A lot of what looks like empty land along the port is old coal docks, petrochemical storage tanks and other industrial lands that were once occupied by polluting industries, and with an abundance of inland lakes in the area and plentiful land within city limits to develop, there's just no real political will to build residential up to the lake, with the exception of the north downtown core, where there are now some condos and hotels across from the marina.

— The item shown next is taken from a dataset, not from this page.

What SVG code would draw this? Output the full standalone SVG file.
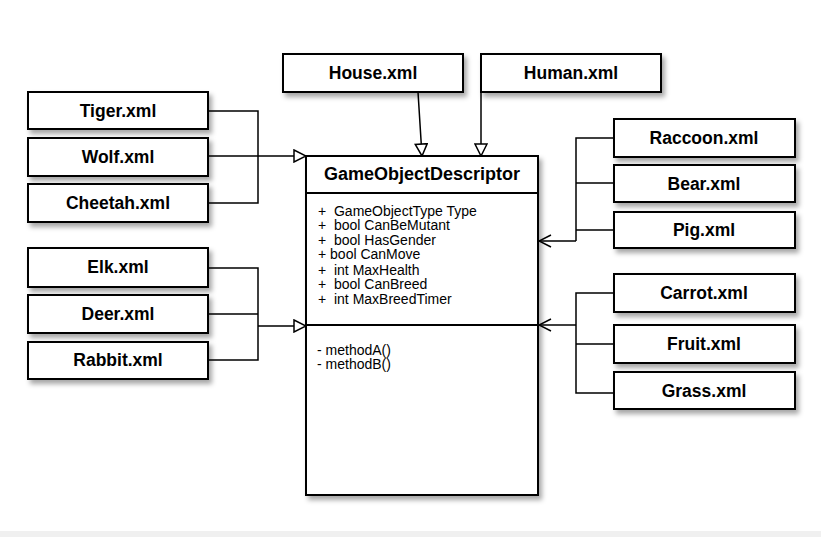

Also, large parts of the waterfront are landfill, including the entirety of where our waterfront condos and hotel currently stand, and the "land" there has a lot of "not dirt" in it. They've found a lot of debris from buildings that were torn down at the time they made the landfill in the 1880s and just threw the rubble into the lake as filler, along with whatever else (ie, garbage) that was lying around at the time. South of the marina is a turning basin, which was supposed to be the site of an expanded marina, but there are a bunch of shipwrecks and historic artifacts in there so they've put it on hold.
Quote:
Originally Posted by le calmar
I find them fascinating too. As far as I know, nowhere in the world would you see ports located so far inland. Thinking that Duluth has a port connected to the ocean is just incredible. Sometimes I like to think of an alternate universe where Winnipeg is located on the shores of Lake Winnipeg and a canal connects the city to Lake Superior through Lake of the Woods. That would take the ships right to the heart of the continent.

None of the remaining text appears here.